A family’s plans to convert a former stable building into their “forever home” have been put on hold after councillors said that alterations would be required for them to be acceptable.

Tom Edwards had applied to Cornwall Council for permission to convert buildings at Wayside Farm, Higher Bosavern, St Just into a three-bedroom home, writes Richard Whitehouse, Local Democracy Reporter.

However planning officers had recommended that the plans should be refused saying that the conversion would create “a more visually incongruous feature in the open countryside”.

The plans had also been objected to by Area of Outstanding Natural Beauty (AONB) officers who said that the development would “fail to enhance the character and appearance of the countryside”.

Planning officers told a meeting of the west sub-area planning committee that the conversion would create a home which was “significantly larger” than the existing building.

They also said that the building itself was “not an historic building of any architectural merit that might make it worthy of retention”.

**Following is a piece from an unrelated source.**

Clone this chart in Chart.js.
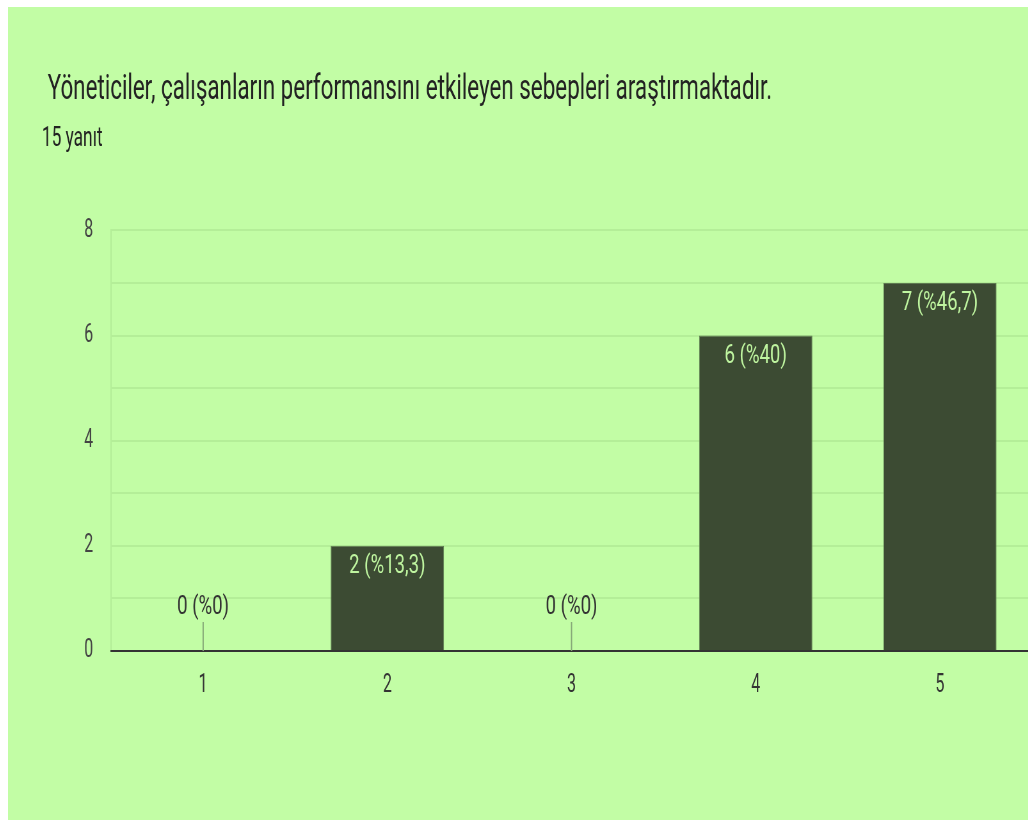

St Just Town Council had supported the application highlighting that it would be a family home for a family with connections to the town.

Mr Edwards told the committee that he agreed that the existing building was of no architectural merit but was also currently disused and redundant.

He said that he and his family had designed a “simple three bedroom bungalow with a garage”.

Mr Edwards said that he and his wife had lived in the area all their lives and said they were currently living in a two-bedroom house with their children which they had “outgrown”.

He explained that they already had a local couple lined up who were interested in buying their home and added: “They are in the same situation as ourselves, not able to qualify for affordable housing and not having enough money to buy on the open market.”

Mr Edwards told the committee that his family hoped that the conversion would be “our forever home”.

Cornwall councillor for St Just, Brain Clemens, said that he supported the application as he felt it was important to look not only at planning policy but also to help local people.

He said that the family were a part of the community and run businesses in the area. He added that one of their parents lived in the property next to the proposed conversion site and this would enable them to care for them.

Committee member Loveday Jenkin said that she felt that the site could be used for a home but did not consider the current plans were “the right scheme for the site”.

She said it would be better if it could be a “granite faced building that fits in with the landscape better, not something that looks like a large barn”.

Cllr Jenkin said that she thought that with some alterations then the plans might be more acceptable to both the AONB unit and for councillors.

Mike Thomas added: “I do support it in principle but I can’t accept that, there need to be some negotiations so that everyone is happy in terms of planning and policy.”

Councillors proposed that the application be deferred so that more work could be done on the plans, in particular the appearance of the building and changing plans for a garden which would encroach on open countryside. The committee voted unanimously to support deferral.